Amid Golden Globe hopes, 'Lipstick Under My Burkha' director happy for more reasons than one


It is a moment of celebration indeed for Alankrita Shrivastava, director of Lipstick Under My Burkha. Though the future of the film in India still remains uncertain, it has become eligible for the esteemed Golden Globe Awards. Just last week, her film was screened on the opening night of Los Angeles' Indian Film Festival, and her film is also set to open the New York Indian Film Festival.

Talking about the honour, she told News18,

“This was really unexpected to me. This is a big leap for me and my team."

Alankrita’s film was recently denied certification by the Central Board of Film Certification (CBFC). While talking about the struggle to get the film certified in India, she told The Huffington Post,

“I am trying to get a censor certificate, so that the film can release in theatres. I'm fighting to legitimise the existence of my film. A film without a censor certificate is much like a child without a birth certificate. It was an unfair decision to refuse certification to Lipstick Under My Burkha. I'm currently in the process of appealing to the Film Certification Appellate Tribunal (FCAT) for the reversal of the CBFC decision. I am hopeful that something positive will emerge”.

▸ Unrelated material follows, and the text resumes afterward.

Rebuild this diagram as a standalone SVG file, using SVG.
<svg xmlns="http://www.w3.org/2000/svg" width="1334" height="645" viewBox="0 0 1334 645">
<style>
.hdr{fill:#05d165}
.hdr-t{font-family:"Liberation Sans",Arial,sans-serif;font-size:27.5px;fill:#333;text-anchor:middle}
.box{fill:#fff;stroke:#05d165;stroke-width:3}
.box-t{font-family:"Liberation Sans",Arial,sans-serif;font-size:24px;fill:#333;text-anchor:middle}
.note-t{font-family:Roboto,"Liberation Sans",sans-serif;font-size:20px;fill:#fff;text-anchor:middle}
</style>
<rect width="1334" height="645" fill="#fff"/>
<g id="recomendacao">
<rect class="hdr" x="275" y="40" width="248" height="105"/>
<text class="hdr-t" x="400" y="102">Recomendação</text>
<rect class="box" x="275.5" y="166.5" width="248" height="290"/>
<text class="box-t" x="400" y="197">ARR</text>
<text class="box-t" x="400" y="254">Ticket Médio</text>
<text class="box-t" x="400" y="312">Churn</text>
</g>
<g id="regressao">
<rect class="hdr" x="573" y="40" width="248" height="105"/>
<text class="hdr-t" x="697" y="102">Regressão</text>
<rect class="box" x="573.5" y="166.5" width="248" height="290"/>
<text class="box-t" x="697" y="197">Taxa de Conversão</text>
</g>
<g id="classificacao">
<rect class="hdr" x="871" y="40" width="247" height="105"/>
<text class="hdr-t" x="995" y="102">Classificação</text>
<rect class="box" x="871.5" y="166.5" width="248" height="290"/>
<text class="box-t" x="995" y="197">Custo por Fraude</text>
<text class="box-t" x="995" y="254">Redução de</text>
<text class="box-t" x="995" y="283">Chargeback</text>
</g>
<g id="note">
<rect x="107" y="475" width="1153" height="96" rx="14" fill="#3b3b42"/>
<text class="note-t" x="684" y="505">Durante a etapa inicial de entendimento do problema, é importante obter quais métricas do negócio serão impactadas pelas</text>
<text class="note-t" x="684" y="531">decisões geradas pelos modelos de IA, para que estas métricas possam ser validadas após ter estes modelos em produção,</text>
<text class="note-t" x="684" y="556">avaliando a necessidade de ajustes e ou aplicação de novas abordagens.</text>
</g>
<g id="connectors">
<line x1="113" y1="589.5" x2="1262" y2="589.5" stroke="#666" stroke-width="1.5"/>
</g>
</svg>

The story that revolves around four women who are trying to explore the idea of freedom in India was denied a certificate for being “female-oriented” and for using “abusive words.” In spite of being denied certification, the film has won awards in India too including at the Mumbai Film Festival for “Best Film on Gender Equality”.

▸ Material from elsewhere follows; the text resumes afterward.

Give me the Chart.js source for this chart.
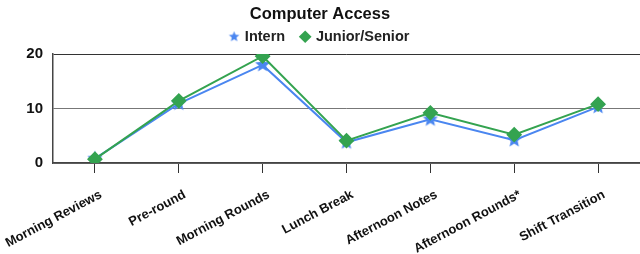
<!DOCTYPE html>
<html>
<head>
<meta charset="utf-8">
<script src="https://cdn.jsdelivr.net/npm/chart.js@4"></script>
<style>
  html, body { margin: 0; padding: 0; background: #fff; }
  #wrap { width: 640px; height: 254px; }
</style>
</head>
<body>
<div id="wrap"><canvas id="chart" width="640" height="254"></canvas></div>
<script>
// ── Data ─────────────────────────────────────────────────────
const categories = ['Morning Reviews', 'Pre-round', 'Morning Rounds', 'Lunch Break',
                    'Afternoon Notes', 'Afternoon Rounds*', 'Shift Transition'];
const internValues = [0.8, 10.9, 18.0, 3.8, 8.0, 4.2, 10.3];
const juniorValues = [0.7, 11.4, 19.6, 4.1, 9.2, 5.2, 10.8];
const yTicks = [0, 10, 20];

const BLUE = '#4a86f0';
const GREEN = '#34a350';
const FONT = '"Liberation Sans", Arial, sans-serif';

// filled 5-point star, used as the point style for the intern series
function makeStar(r, color) {
  const c = document.createElement('canvas');
  c.width = c.height = r * 2 + 2;
  const g = c.getContext('2d');
  g.fillStyle = color;
  g.beginPath();
  for (let i = 0; i < 10; i++) {
    const rad = i % 2 === 0 ? r : r * 0.45;
    const a = -Math.PI / 2 + i * Math.PI / 5;
    const px = r + 1 + rad * Math.cos(a), py = r + 1 + rad * Math.sin(a);
    i === 0 ? g.moveTo(px, py) : g.lineTo(px, py);
  }
  g.closePath();
  g.fill();
  return c;
}
const starPoint = makeStar(8, BLUE);
const starLegend = makeStar(5.5, BLUE);

new Chart(document.getElementById('chart').getContext('2d'), {
  type: 'line',
  data: {
    labels: categories,
    datasets: [
      {
        label: 'Intern',
        data: internValues,
        borderColor: BLUE,
        backgroundColor: BLUE,
        borderWidth: 2,
        pointStyle: starPoint,
        order: 2,
        tension: 0,
      },
      {
        label: 'Junior/Senior',
        data: juniorValues,
        borderColor: GREEN,
        backgroundColor: GREEN,
        borderWidth: 2,
        pointStyle: 'rectRot',
        pointRadius: 6.5,
        order: 1,
        tension: 0,
      }
    ]
  },
  options: {
    responsive: false,
    animation: false,
    layout: { autoPadding: false, padding: { left: 0, right: 0, top: 0, bottom: 0 } },
    plugins: {
      title: {
        display: true,
        text: 'Computer Access',
        color: '#111',
        font: { family: FONT, size: 16.5, weight: 'bold', lineHeight: 1 },
        padding: { top: 6, bottom: -1.5 }
      },
      legend: {
        labels: {
          usePointStyle: true,
          boxHeight: 7,
          boxWidth: 7,
          color: '#222',
          font: { family: FONT, size: 14.5, weight: 'bold' },
          padding: 8.5,
          generateLabels: (chart) => {
            const items = Chart.defaults.plugins.legend.labels.generateLabels(chart);
            items.sort((a, b) => a.datasetIndex - b.datasetIndex);
            items[0].pointStyle = starLegend;
            items[0].text += '  ';   // wider gap between the two entries
            items[1].pointStyle = 'rectRot';
            return items;
          }
        }
      },
      tooltip: { enabled: false }
    },
    scales: {
      x: {
        offset: true,
        afterFit: (axis) => { axis.paddingRight = 0; axis.paddingLeft = 0; axis.height = 91; },
        grid: { offset: false, drawOnChartArea: false, tickLength: 10, color: '#333' },
        border: { color: '#444', width: 1.5 },
        ticks: {
          color: '#111',
          maxRotation: 28, minRotation: 28,
          labelOffset: 6,
          font: { family: FONT, size: 13, weight: 'bold' },
          padding: 14
        }
      },
      y: {
        min: 0, max: 20,
        afterBuildTicks: (axis) => { axis.ticks = yTicks.map(v => ({ value: v })); },
        afterFit: (axis) => { axis.width = 53; },
        grid: {
          color: (ctx) => ctx.tick && ctx.tick.value === 20 ? '#333' : '#777',
          drawTicks: false
        },
        border: { color: '#444', width: 1.5 },
        ticks: {
          color: '#111',
          font: { family: FONT, size: 15, weight: 'bold' },
          padding: 10
        }
      }
    }
  }
});
</script>
</body>
</html>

Films based on the theme of sexuality including Parched, Bissa, and Fire were not denied certification, so it came as a huge surprise to Alankrita when her film was denied certification. But she isn’t dejected because she has been gaining support from people all over and she also added,

 "Film is serving the larger purpose of starting conversations and debate about the perpetuation of patriarchy through popular culture and the freedom of expression of women. As educated citizens of India, we must question why alternative points of view in cinema should be silenced. In 2017 we have an archaic system of censorship. Why are we continuing to live with it?"